>> start TASK DATA
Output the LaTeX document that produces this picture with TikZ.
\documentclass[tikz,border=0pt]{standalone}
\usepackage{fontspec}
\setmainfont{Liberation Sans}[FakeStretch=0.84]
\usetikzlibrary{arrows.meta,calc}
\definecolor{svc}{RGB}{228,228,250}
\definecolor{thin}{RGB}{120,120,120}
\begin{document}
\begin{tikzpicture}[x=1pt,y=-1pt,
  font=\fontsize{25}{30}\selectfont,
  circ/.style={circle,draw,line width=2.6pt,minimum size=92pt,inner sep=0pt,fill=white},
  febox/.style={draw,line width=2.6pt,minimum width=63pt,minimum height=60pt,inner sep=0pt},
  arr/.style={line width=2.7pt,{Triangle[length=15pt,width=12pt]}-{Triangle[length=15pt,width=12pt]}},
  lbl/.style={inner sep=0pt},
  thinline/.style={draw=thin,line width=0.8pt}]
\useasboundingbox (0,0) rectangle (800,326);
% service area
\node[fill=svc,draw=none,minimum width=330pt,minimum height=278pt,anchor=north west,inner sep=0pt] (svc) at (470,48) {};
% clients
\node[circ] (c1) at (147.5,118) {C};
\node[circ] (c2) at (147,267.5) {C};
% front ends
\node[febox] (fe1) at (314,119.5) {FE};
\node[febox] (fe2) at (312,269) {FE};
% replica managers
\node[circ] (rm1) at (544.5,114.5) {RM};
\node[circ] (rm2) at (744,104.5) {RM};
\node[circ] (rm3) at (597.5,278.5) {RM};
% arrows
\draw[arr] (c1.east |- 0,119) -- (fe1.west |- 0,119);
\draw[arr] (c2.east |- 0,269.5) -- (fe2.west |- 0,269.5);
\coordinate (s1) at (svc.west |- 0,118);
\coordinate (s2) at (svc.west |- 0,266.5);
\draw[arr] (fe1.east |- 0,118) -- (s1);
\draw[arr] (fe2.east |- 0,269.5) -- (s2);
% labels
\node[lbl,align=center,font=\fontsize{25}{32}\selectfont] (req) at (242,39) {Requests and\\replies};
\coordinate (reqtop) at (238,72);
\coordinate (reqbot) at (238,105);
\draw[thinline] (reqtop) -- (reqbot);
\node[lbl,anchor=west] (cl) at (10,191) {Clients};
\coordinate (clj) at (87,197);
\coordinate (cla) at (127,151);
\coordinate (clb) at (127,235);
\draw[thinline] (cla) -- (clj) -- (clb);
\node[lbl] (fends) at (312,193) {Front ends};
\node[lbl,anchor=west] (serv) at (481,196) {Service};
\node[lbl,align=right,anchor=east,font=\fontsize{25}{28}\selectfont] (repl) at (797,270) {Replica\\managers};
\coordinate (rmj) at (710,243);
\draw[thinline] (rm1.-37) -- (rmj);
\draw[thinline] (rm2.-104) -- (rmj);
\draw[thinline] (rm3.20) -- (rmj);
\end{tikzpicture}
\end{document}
>> end TASK DATA
>> start TASK DATA
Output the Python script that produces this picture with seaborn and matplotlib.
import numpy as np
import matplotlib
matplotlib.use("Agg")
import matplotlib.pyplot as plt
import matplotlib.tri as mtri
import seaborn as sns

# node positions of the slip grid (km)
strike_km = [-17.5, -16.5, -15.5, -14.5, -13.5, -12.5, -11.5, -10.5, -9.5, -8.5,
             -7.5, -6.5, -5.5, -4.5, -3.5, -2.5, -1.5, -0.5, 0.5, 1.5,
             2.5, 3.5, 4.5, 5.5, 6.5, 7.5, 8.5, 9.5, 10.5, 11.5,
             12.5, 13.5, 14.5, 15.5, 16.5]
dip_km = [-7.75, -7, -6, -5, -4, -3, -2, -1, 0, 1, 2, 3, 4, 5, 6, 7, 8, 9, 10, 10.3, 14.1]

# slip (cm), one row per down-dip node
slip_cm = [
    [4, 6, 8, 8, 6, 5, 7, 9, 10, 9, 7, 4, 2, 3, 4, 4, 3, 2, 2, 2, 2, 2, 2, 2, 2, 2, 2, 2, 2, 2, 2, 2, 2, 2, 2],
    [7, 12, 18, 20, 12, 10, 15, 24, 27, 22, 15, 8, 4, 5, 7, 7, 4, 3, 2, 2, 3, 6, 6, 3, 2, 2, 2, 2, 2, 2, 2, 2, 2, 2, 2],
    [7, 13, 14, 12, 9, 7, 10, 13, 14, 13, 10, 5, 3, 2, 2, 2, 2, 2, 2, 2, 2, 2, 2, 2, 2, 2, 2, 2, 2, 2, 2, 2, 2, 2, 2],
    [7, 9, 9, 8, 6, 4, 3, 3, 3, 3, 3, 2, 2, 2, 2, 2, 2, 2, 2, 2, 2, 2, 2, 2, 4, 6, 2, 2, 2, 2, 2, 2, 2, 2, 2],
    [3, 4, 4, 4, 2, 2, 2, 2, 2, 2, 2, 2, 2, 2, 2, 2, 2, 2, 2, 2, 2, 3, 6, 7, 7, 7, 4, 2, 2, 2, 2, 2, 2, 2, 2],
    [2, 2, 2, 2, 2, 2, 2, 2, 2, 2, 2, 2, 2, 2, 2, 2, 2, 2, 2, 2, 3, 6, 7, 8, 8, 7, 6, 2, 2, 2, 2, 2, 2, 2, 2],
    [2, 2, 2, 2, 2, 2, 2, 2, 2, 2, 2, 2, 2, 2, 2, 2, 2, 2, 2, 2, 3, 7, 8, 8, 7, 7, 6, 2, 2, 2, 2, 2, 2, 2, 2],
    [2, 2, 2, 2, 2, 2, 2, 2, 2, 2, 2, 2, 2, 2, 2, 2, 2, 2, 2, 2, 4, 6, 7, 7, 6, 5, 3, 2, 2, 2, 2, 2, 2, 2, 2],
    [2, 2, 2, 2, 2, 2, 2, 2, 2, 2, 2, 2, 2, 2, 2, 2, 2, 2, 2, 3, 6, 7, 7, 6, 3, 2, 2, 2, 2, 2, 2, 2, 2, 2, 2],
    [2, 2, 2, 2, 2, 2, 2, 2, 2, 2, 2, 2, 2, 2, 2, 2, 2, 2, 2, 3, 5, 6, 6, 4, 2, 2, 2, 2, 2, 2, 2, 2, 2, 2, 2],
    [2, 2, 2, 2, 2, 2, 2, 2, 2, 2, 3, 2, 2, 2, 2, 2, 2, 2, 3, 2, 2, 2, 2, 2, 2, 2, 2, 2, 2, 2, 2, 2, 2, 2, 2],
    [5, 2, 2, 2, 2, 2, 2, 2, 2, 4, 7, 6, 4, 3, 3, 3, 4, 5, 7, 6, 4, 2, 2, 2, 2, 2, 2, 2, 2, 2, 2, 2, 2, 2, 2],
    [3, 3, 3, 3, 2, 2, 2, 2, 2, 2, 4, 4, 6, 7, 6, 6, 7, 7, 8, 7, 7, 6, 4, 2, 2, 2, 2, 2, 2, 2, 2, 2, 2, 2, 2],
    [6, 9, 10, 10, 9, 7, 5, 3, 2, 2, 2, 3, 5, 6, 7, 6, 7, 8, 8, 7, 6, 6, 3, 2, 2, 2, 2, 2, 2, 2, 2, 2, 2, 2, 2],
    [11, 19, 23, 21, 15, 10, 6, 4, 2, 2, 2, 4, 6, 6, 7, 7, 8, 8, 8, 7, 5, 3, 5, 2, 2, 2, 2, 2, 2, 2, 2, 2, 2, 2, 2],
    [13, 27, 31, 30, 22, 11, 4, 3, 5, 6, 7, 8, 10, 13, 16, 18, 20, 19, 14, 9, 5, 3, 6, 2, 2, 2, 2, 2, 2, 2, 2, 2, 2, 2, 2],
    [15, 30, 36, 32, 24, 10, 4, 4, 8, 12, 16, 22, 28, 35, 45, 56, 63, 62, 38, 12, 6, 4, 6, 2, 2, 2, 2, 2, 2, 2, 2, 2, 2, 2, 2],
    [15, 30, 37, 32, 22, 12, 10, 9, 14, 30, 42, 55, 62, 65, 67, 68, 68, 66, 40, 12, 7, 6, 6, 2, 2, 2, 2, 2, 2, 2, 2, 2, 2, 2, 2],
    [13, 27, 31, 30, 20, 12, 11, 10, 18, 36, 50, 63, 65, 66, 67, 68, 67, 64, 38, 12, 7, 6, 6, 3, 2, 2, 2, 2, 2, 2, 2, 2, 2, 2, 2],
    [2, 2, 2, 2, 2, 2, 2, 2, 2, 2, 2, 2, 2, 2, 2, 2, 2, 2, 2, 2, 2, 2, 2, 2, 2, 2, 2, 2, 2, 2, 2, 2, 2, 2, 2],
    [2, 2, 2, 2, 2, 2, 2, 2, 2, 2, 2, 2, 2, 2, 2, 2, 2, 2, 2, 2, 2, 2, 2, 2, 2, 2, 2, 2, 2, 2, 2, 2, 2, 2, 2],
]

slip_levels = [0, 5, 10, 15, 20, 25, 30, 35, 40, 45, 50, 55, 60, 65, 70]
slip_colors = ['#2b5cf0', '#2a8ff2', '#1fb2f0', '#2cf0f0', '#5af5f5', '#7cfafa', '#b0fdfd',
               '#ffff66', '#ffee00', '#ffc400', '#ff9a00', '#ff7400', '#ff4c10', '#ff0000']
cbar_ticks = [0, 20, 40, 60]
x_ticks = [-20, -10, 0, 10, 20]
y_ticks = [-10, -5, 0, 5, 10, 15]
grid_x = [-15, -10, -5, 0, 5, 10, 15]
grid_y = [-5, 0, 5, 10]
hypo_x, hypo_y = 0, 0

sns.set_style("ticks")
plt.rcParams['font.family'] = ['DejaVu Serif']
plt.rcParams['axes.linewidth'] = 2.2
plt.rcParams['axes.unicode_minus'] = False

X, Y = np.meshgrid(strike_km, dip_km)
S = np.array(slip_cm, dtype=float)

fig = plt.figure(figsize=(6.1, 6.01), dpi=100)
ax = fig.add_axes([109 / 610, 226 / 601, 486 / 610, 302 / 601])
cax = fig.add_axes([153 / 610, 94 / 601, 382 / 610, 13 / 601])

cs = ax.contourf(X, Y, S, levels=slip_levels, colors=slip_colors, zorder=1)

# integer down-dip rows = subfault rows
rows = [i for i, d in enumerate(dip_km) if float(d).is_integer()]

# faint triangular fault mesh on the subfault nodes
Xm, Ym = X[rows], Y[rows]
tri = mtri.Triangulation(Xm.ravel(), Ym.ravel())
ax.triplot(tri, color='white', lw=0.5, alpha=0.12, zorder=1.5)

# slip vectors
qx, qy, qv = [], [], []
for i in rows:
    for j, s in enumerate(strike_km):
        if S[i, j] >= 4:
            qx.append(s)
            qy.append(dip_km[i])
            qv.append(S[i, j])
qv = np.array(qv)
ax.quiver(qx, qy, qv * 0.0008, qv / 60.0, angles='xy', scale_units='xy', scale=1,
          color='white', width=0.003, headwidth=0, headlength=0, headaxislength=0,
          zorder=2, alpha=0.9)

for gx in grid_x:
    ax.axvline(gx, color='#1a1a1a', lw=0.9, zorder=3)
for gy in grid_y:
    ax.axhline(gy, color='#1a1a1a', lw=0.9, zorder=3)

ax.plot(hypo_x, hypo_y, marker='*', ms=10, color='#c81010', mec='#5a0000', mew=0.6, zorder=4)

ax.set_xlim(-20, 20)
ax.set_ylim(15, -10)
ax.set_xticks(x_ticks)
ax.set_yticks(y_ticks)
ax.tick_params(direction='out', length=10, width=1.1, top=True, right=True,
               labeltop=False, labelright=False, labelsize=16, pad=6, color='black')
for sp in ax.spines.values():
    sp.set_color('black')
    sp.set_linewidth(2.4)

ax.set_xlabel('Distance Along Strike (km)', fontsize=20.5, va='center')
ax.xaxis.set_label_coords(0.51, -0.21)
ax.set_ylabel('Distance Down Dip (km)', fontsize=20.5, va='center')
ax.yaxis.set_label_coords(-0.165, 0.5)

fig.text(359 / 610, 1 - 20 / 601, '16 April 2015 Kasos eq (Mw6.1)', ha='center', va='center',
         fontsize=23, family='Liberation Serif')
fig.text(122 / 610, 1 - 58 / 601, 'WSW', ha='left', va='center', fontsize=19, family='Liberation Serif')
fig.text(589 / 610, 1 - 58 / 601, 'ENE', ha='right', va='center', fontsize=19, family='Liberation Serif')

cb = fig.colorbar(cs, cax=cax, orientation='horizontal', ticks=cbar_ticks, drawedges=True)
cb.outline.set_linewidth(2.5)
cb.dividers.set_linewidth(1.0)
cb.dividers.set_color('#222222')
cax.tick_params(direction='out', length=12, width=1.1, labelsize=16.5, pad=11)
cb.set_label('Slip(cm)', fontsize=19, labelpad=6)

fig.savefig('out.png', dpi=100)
>> end TASK DATA
>> start TASK DATA
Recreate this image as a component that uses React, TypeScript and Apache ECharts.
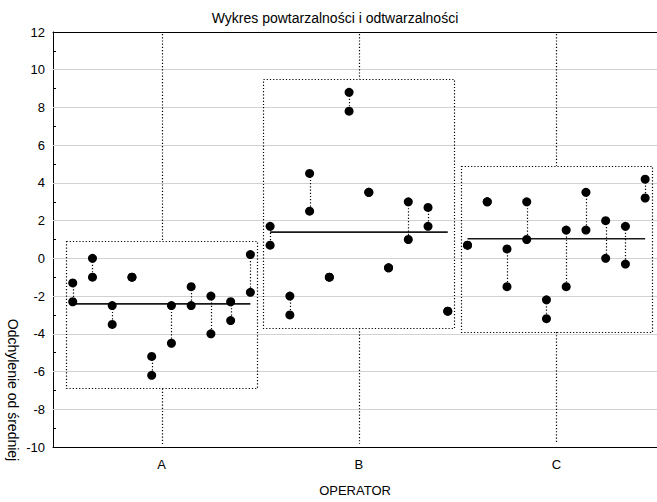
>> end TASK DATA
| WORK INSTRUCTIONS |
The lines to transcribe begin at the line with "Output the Python" and end at the line with "import seaborn as sns"; copy them exactly, both ends included.

| RESPONSE |
Output the Python script that produces this picture with seaborn and matplotlib.
import numpy as np
import matplotlib
matplotlib.use("Agg")
import matplotlib.pyplot as plt
import matplotlib.tri as mtri
import seaborn as sns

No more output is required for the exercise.